Review: Is This Thing On? puts a marriage in the comedy spotlight
Will Arnett convincingly plays a man who works out his failed marriage issues in front of a comedy open mic
If John Updike had been alive today, in his late 40s and had a passing interest in stand-up comedy, he might have come up with something like Is This Thing On? (Rating: ✭✭✭), Bradley Cooper’s latest movie about the messy intersection of art, love and life.
Suburban couple Alex and Tess Novak (Will Arnett and Laura Dern) mutually agree to separate, but hold off on telling their two sons, as well as their closest friends. One night, the slightly stoned Alex — who has his own apartment in downtown Manhattan — happens upon an open mic night at a comedy club and, rather than pay the $15 cover, signs up to perform.
What’s in his impromptu act? His conflicted, ambivalent feelings about his disintegrating marriage, of course. He gets a few laughs. Encouraged, he returns. And while news of the Novaks’ split eventually gets out, telling jokes becomes Alex’s secret way to both process what he’s going through and find some sort of excitement he no longer feels in his life.
Loosely inspired by the real-life story of Brit John Bishop, the writers (Cooper, Arnett and Mark Chappell) ground the script with gentle, authentic details about mid-life child-sharing and domestic arrangements.

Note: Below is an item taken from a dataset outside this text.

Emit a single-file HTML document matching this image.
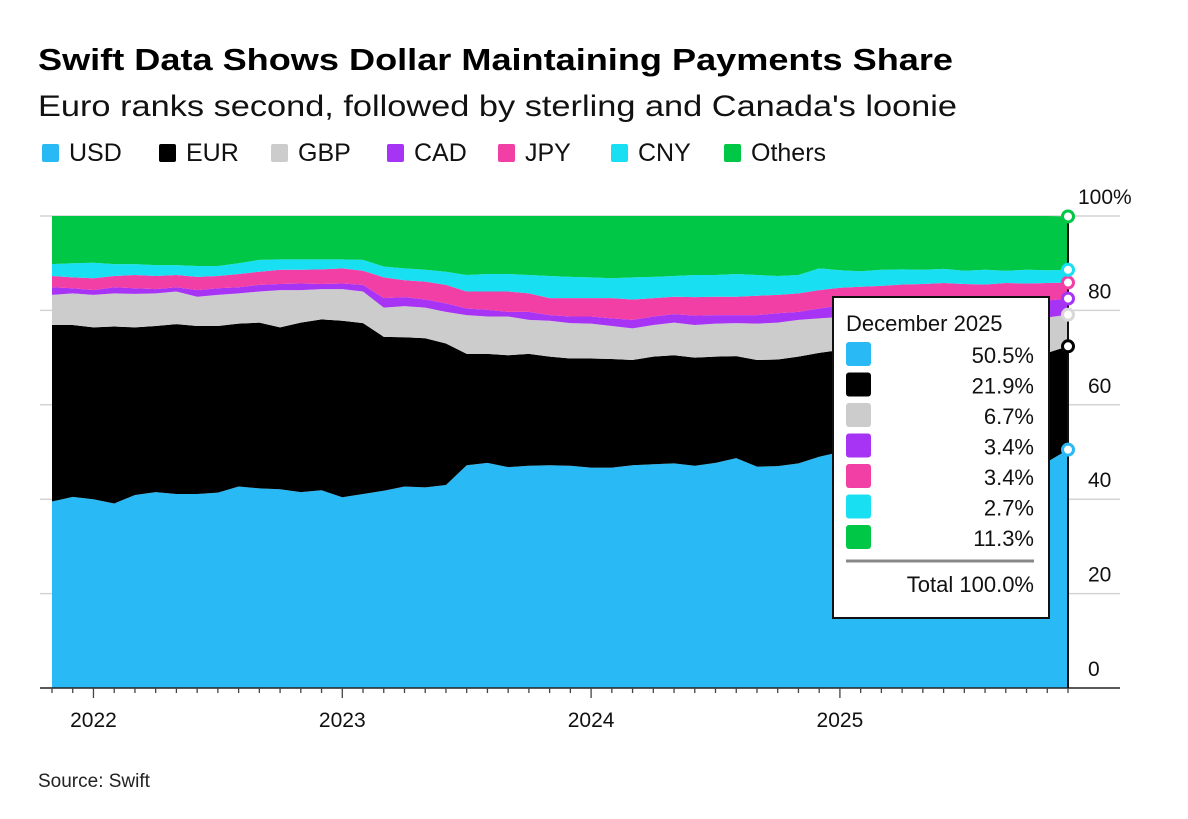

Alex’s parents (Christine Ebersole and Ciarán Hinds, both savvy scene-stealers) chip in on babysitting duties while displaying their own kind of workable codependent relationship. And there’s a beautifully observed scene in which the couple’s sons have had a lice scare at school and Alex is literally picking nits out of their heads at his apartment. (When Tess comes, she’s worried she has them too, and so he checks her scalp.)
Keep in mind that this is one of those lifestyle porn fantasias in which we never see Alex doing much work — he’s in finance, and can afford to quickly upgrade his car and live in a ginormous apartment. Tess, we later learn, was an Olympic-level volleyball player and has begun thinking about turning to coaching.
The comedy scenes, many shot at the Comedy Cellar, feature actual working comics (squint and you might see Sam Jay), and they’ve got a spontaneity and hand-held-camera energy that contrasts with the rest of the picture.

Comic relief of a different sort comes through friends Balls (Cooper) and Christine (Andra Day), another couple who’s going through relationship issues. Cooper has fun as a flaky understudy for a play who, when he discovers Alex is performing, says something interesting about being the “creative” one in their friend group — the one who pursued the artistic long-shot while the others played it safe.
It’s insights like these, and observations like how separated parents will try to make themselves look better than their spouse in front of their kids, that give the film its heart.
A few plot contrivances, and the absolute wasting of Arnett’s SmartLess co-host Sean Hayes (and his real-life husband Scott Icenogle) as another couple in the Novaks’ friend group, hobble the film a little. Also, why hire Amy Sedaris if you’re not going to let her be Amy Sedaris? And while David Bowie and Queen’s song “Under Pressure” works beautifully here in a climactic final moment, it’s hard to forget how poignantly it was used a few years ago in Aftersun.
But in the end, this is mostly a vehicle for some fine acting. I’ve always thought that beneath his flinty comic persona, Canadian Arnett had lots of dramatic potential, and he fully owns the big screen as a man who, as he eventually discovers, was unhappy in, but not necessarily with, his marriage. He’s convincing as a stand-up, too, although during certain scenes I’m not sure a downtown New York audience would be as indulgent and forgiving as it appears to be here.
He’s equally matched by Dern, who invests the underwritten Tess with lots of restless, contradictory feelings. The highlight of the film comes when she’s sitting next to no less than Peyton Manning and watching a stand-up comic. No disrespect to the comic, but what’s happening on her face is a lot more compelling than what’s occurring onstage.
Is This Thing On? has a limited Toronto release beginning Dec. 19, and opens in more theatres Jan. 9.